The lad is shameless in his petitioning for a younger sibling.
The Store
Grocery shopping started off just fine. Hootiebird was recognized by one of the women at the deli counter. She used to see Hootiebird each morning when she rode the bus when she was in high school. She remembered her interactions with him fondly and she lit up when he waved and said "hello."
Later on he convinced me to get him a large, inexpensive, "Hello Kitty" activity book. He was vibrating with excitement as he flipped through it, excitedly pointing out every new thing. At one point he grabbed my hand, pulled my hand down and said "Daddy! Daddy! look at this!"
I looked. "It has some dot-to-dots" I said.
"YES!" he called out excitedly. "It has number lines!" Clearly this book was a tome of wonder for the lad.
It was while he was babbling away with excitement and I was encouraging him that I noticed some motion in a reflection out of the corner of my eye. I glanced and noticed a woman who looked like she was trying to see something to my left.
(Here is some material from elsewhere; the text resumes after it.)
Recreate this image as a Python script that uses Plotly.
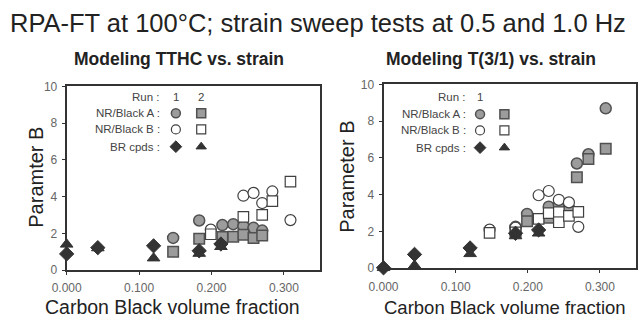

Noticing Hootiebird and I were pretty close to the eggs, I moved aside a bit so she could get at whatever she wanted. I went back to Hootiebird, who still had a tight grip on my left hand, when I saw a set of keys skid across the floor from behind me and stop a good yard past my cart. I looked behind me and noticed the same woman looking not at the food beside me, but at me.
Hootiebird released his grip on my hand to turn around and look towards the keys. In so doing he uncovered my wedding band. It was at this moment that the woman's face went from curiosity to sour disappointment. It was a very sudden and obvious transformation. She apologized for dropping her keys and casually walked around me to retrieve them.
When I told Whuffle about this later she commented, "You were being checked out."
"I really should blog this," I said, "We might get a few male friends offering to babysit him for free if we do."
"He's a major vector for baby rabies," Whuffle sagely concluded.